Der Originalbericht umfasst 230 Seiten, Untersuchungszeitraum war von 1. Jänner 2010 bis 14. Dezember 2023. Sechs Monate lang hatte die Kommission, die im Dezember des vergangenen Jahres eingesetzt worden war, ermittelt. Am Sonntag wurde der Bericht an das Justizministerium übermittelt. Dieser wird aber nicht sofort, sondern „zeitnah“ komplett veröffentlicht. Das Ministerium habe als Medieneigentümer noch um ein paar Tage Zeit ersucht, um die Veröffentlichung medienrechtlich abzuklären, so Kreutner.
Die Macht muss auf mehrere Schultern aufgeteilt werden.
Justizministerin Alma Zadic (Grüne)
Bild: APA/HANS KLAUS TECHT
Zadic: „Müssen Ergebnisse ernst nehmen“
Nach der Pressekonferenz berichtete Justizministerin Alma Zadic (Grüne), dass dem Ministerium konkret zwei Berichte vorgelegt worden seien – einer ohne und einer mit Schwärzungen. Letzterer sei zur Veröffentlichung bestimmt. Der andere enthalte auch sensible Daten und sei nur für den internen Gebrauch vorgesehen. Details zu diesen Daten nannte sie nicht.

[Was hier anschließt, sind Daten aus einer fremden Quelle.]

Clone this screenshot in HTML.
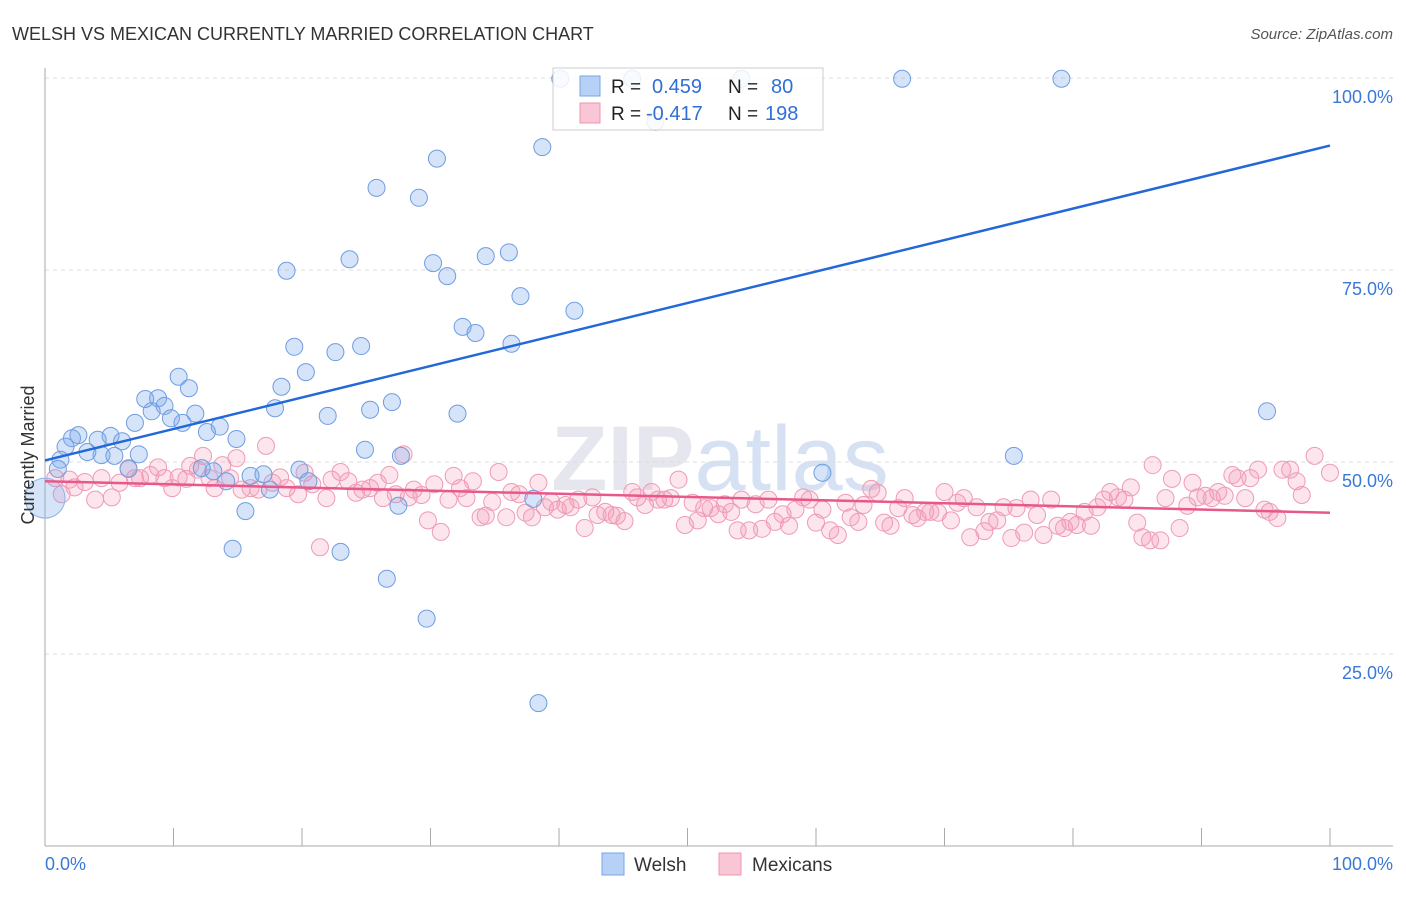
<!DOCTYPE html>
<html><head><meta charset="utf-8"><style>
body{margin:0;background:#fff;font-family:"Liberation Sans",sans-serif;}
svg text{font-family:"Liberation Sans",sans-serif;}
</style></head><body>
<svg id="chart" width="1406" height="892" viewBox="0 0 1406 892" xmlns="http://www.w3.org/2000/svg">
<text x="12" y="40" font-size="18" fill="#333">WELSH VS MEXICAN CURRENTLY MARRIED CORRELATION CHART</text>
<text x="1393" y="39" font-size="15" fill="#555" font-style="italic" text-anchor="end">Source: ZipAtlas.com</text>
<text x="720" y="490" font-size="92" fill="#e6e6ee" text-anchor="middle" font-weight="bold">ZIP<tspan fill="#d6e2f4" font-weight="normal">atlas</tspan></text>
<g id="grid"></g>
<g id="axes"></g>
<g id="pts-mex"></g>
<g id="pts-wel"></g>
<g id="trends"></g>
<text transform="translate(34,455) rotate(-90)" font-size="18" fill="#333" text-anchor="middle">Currently Married</text>
<g>
<rect x="553" y="68" width="270" height="62" fill="#fff" fill-opacity="0.85" stroke="#ccc"/>
<rect x="580" y="76" width="20" height="20" fill="#b7d0f5" stroke="#7aa5e5"/>
<rect x="580" y="103" width="20" height="20" fill="#f8c6d5" stroke="#ee96b1"/>
<text x="611" y="93" font-size="19" fill="#222">R = </text><text x="652" y="93" font-size="20" fill="#2f6fd6">0.459</text>
<text x="728" y="93" font-size="19" fill="#222">N = </text><text x="771" y="93" font-size="20" fill="#2f6fd6">80</text>
<text x="611" y="120" font-size="19" fill="#222">R = </text><text x="646" y="120" font-size="20" fill="#2f6fd6">-0.417</text>
<text x="728" y="120" font-size="19" fill="#222">N = </text><text x="765" y="120" font-size="20" fill="#2f6fd6">198</text>
</g>
<g>
<rect x="602" y="853" width="22" height="22" fill="#b7d0f5" stroke="#7aa5e5"/>
<text x="634" y="871" font-size="19" fill="#333">Welsh</text>
<rect x="719" y="853" width="22" height="22" fill="#f8c6d5" stroke="#ee96b1"/>
<text x="752" y="871" font-size="19" fill="#333">Mexicans</text>
</g>
</svg>
<script>
const yTicks=[25,50,75,100];
const yTickLabels=["25.0%","50.0%","75.0%","100.0%"];
const xEndLabels=["0.0%","100.0%"];
const welshX=[40.1,45.7,54.2,66.7,79.1,47.5,38.7,30.5,25.8,29.1,18.8,23.7,30.2,31.3,34.3,36.1,37.0,41.2,32.5,33.5,36.3,19.4,22.6,24.6,20.3,18.4,10.4,11.2,7.8,8.8,9.3,8.3,9.8,11.7,10.7,17.9,22.0,25.3,27.0,32.1,7.0,13.6,12.6,14.9,2.6,2.1,4.1,6.0,5.1,1.6,1.2,3.3,4.4,5.4,7.3,6.5,12.2,13.1,16.0,17.0,19.8,20.5,14.1,17.5,24.9,27.7,38.0,27.5,15.6,14.6,23.0,26.6,29.7,38.4,60.5,75.4,95.1,1.0];
const welshY=[99.9,99.9,99.9,99.9,99.9,94.3,91.0,89.5,85.7,84.4,74.9,76.4,75.9,74.2,76.8,77.3,71.6,69.7,67.6,66.8,65.4,65.0,64.3,65.1,61.7,59.8,61.1,59.6,58.2,58.3,57.3,56.6,55.7,56.3,55.1,57.0,56.0,56.8,57.8,56.3,55.1,54.6,53.9,53.0,53.5,53.1,52.9,52.7,53.4,52.0,50.3,51.3,50.9,50.8,51.0,49.1,49.2,48.8,48.2,48.4,49.0,47.5,47.5,46.4,51.6,50.8,45.2,44.3,43.6,38.7,38.3,34.8,29.6,18.6,48.6,50.8,56.6,49.1];
const mexX=[0.8,1.3,2.3,1.9,3.1,3.9,4.4,5.2,5.8,6.5,7.0,7.4,8.2,8.8,9.3,9.9,10.4,11.0,11.3,11.9,12.3,12.8,13.2,13.8,14.4,14.9,15.3,16.0,16.6,17.2,17.7,18.3,18.8,19.7,20.2,20.8,21.4,21.9,22.3,23.0,23.6,24.2,24.7,25.3,25.9,26.3,26.8,27.3,27.9,28.3,28.7,29.3,29.8,30.3,30.8,31.4,31.8,32.3,32.8,33.3,33.9,34.3,34.8,35.3,35.9,36.3,36.9,37.4,37.9,38.4,38.9,39.4,39.9,40.5,40.9,41.5,42.0,42.6,43.0,43.6,44.1,44.5,45.1,45.7,46.1,46.7,47.2,47.7,48.2,48.7,49.3,49.8,50.4,50.8,51.3,51.8,52.4,52.9,53.4,53.9,54.2,54.8,55.3,55.8,56.3,56.8,57.4,57.9,58.4,59.0,59.5,60.0,60.5,61.1,61.7,62.3,62.7,63.3,63.7,64.3,64.8,65.3,65.8,66.4,66.9,67.5,67.9,68.5,68.9,69.5,70.0,70.5,71.0,71.5,72.0,72.5,73.1,73.5,74.1,74.6,75.2,75.6,76.2,76.7,77.2,77.7,78.3,78.8,79.3,79.8,80.3,80.9,81.4,81.9,82.4,82.9,83.5,84.0,84.5,85.0,85.4,86.0,86.2,86.8,87.2,87.7,88.3,88.9,89.3,89.7,90.3,90.8,91.3,91.8,92.4,92.8,93.4,93.8,94.4,94.9,95.3,95.9,96.3,96.9,97.4,97.8,98.8,100];
const mexY=[47.9,45.8,46.7,47.7,47.4,45.1,47.9,45.4,47.3,49.2,47.9,47.9,48.3,49.3,47.9,46.6,48.0,47.8,49.5,49.0,50.8,47.9,46.6,49.6,47.9,50.5,46.4,46.6,46.4,52.1,47.3,48.0,46.6,45.8,48.6,47.1,38.9,45.3,47.7,48.7,47.5,46.0,46.4,46.6,47.3,45.3,48.3,45.8,51.0,45.4,46.4,45.7,42.4,47.1,40.9,45.1,48.2,46.6,45.3,47.5,42.8,43.0,44.8,48.7,42.8,46.1,45.8,43.4,42.8,47.3,44.1,44.8,43.8,44.4,44.1,45.1,41.4,45.4,43.1,43.5,43.1,43.0,42.3,46.1,45.4,44.4,46.1,45.1,45.1,45.3,47.7,41.8,44.7,42.4,44.0,44.0,43.2,44.5,43.5,41.1,45.1,41.1,44.5,41.3,45.1,42.2,43.2,41.7,43.8,45.4,45.1,42.1,43.8,41.1,40.5,44.7,42.8,42.2,44.4,46.5,46.0,42.1,41.7,44.0,45.3,43.1,42.7,43.5,43.5,43.4,46.1,42.4,44.7,45.3,40.2,44.1,41.0,42.2,42.4,44.1,40.1,44.0,40.8,45.1,43.1,40.5,45.1,41.7,41.4,42.2,41.8,43.5,41.7,44.1,45.1,46.1,45.4,45.1,46.7,42.1,40.2,39.8,49.6,39.8,45.3,47.8,41.4,44.3,47.3,45.4,45.6,45.3,46.1,45.6,48.3,47.9,45.3,47.9,49.0,43.8,43.5,42.7,49.0,49.0,47.5,45.7,50.8,48.6];
const trendWelsh=[50.2,91.2];
const trendMex=[47.5,43.4];
const X0=45,X1=1330,Y0=846,Y100=78;
function sx(v){return X0+(X1-X0)*v/100;}
function sy(v){return Y0-(Y0-Y100)*v/100;}
const NS="http://www.w3.org/2000/svg";
function mk(tag,attrs,parent){const e=document.createElementNS(NS,tag);for(const k in attrs)e.setAttribute(k,attrs[k]);parent.appendChild(e);return e;}
const grid=document.getElementById('grid'),axes=document.getElementById('axes');
yTicks.forEach((t,i)=>{
  const l=mk('line',{x1:45,x2:1393,y1:sy(t),y2:sy(t),stroke:'#ddd','stroke-dasharray':'4,4'},grid);
  
  
  const tx=mk('text',{x:1393,y:sy(t)+25,'font-size':18,fill:'#3a78d8','text-anchor':'end'},axes);
  tx.textContent=yTickLabels[i];
  
  
});
mk('line',{x1:45,x2:45,y1:68,y2:846,stroke:'#aaa'},axes);
mk('line',{x1:45,x2:1393,y1:846,y2:846,stroke:'#aaa'},axes);
for(let k=1;k<=10;k++){const x=sx(k*10);const t=mk('line',{x1:x,x2:x,y1:828,y2:846,stroke:'#aaa'},axes);
  
  }
const xl0=mk('text',{x:45,y:870,'font-size':18,fill:'#3a78d8'},axes);xl0.textContent=xEndLabels[0];


const xl1=mk('text',{x:1393,y:870,'font-size':18,fill:'#3a78d8','text-anchor':'end'},axes);xl1.textContent=xEndLabels[1];


const gm=document.getElementById('pts-mex');
mexX.forEach((v,i)=>{const c=mk('circle',{cx:sx(v),cy:sy(mexY[i]),r:8.5,fill:'rgba(244,150,178,0.25)',stroke:'#ef9bb5','stroke-width':1},gm);
  
  });
const gw=document.getElementById('pts-wel');
welshX.forEach((v,i)=>{const c=mk('circle',{cx:sx(v),cy:sy(welshY[i]),r:8.5,fill:'rgba(120,165,235,0.3)',stroke:'#6f9de0','stroke-width':1},gw);
  
  });
const big=mk('circle',{cx:sx(0),cy:sy(45.3),r:20,fill:'rgba(120,165,235,0.3)',stroke:'#8fb3e8'},gw);


const tr=document.getElementById('trends');
const lw=mk('line',{x1:sx(0),y1:sy(trendWelsh[0]),x2:sx(100),y2:sy(trendWelsh[1]),stroke:'#2268d8','stroke-width':2.5},tr);


const lm=mk('line',{x1:sx(0),y1:sy(trendMex[0]),x2:sx(100),y2:sy(trendMex[1]),stroke:'#e8588a','stroke-width':2.5},tr);


</script>
</body></html>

Die Ministerin bekräftigte, dass die Ergebnisse zeigen würden, dass die von ihr zuletzt umgesetzten Reformen richtig gewesen seien. Man habe die Justiz unabhängiger gestaltet. „Aber nichtsdestotrotz hat die Kommission auch Ergebnisse vorgebracht, die wir ernst nehmen müssen.“ Die Justiz, so sei festgestellt worden, funktioniere. Aber bei politiknahen Verfahren habe es offenbar Interventionen oder Informationsweitergaben gegeben. Möglicherweise seien auch „unliebsame“ Verfahren abgebrochen worden.
Zadic hofft, dass die Gespräche mit der ÖVP über eine Generalstaatsanwaltschaft nun einfacher werden könnten. Denn der Bericht zeige, dass Machtkonzentration eine Gefahr darstelle, hob sie hervor. „Die Macht muss auf mehrere Schultern aufgeteilt werden.“ Es sei wichtig, dass in Senaten an der obersten Spitze der Staatsanwaltschaft entschieden werde, bekräftigte Zadic eine bereits wiederholt von ihr formulierte Forderung. In diesem Punkt konnte sich die Koalition bis dato nicht einigen. Die ÖVP hat sich bisher für eine einzelne Person an der Spitze der Behörde ausgesprochen.
SPÖ: „Befürchtungen bestätigt“
Die ÖVP wollte den Bericht nicht im Detail beurteilen, da dieser noch nicht veröffentlicht sei, wie Generalsekretär Christian Stocker in einer schriftlichen Stellungnahme begründete. Nur so viel: „Die Kreutner-Kommission übt herbe Kritik an internen Abläufen in der Justiz und dem Justizministerium.“ Was den Vorwurf versuchter politischer Interventionen betrifft, hatte Kreutner betont, diese seien nicht nur von der ÖVP, sondern von mehreren Parteien ausgegangen.
Die Kommission habe „leider unsere Befürchtungen bestätigt“, meinte SPÖ-Justizsprecherin Selma Yildirim nach der Präsentation. Nun gelte es, die richtigen Schlüsse daraus zu ziehen. Für FPÖ-Generalsekretär Christian Hafenecker bestätigt der Bericht, dass der „tiefe Staat der ÖVP“ tatsächlich existiere. Und für den stellvertretenden NEOS-Klubobmann Nikolaus Scherak ist die „Liste an Versäumnissen und Verfehlungen“ erschreckend.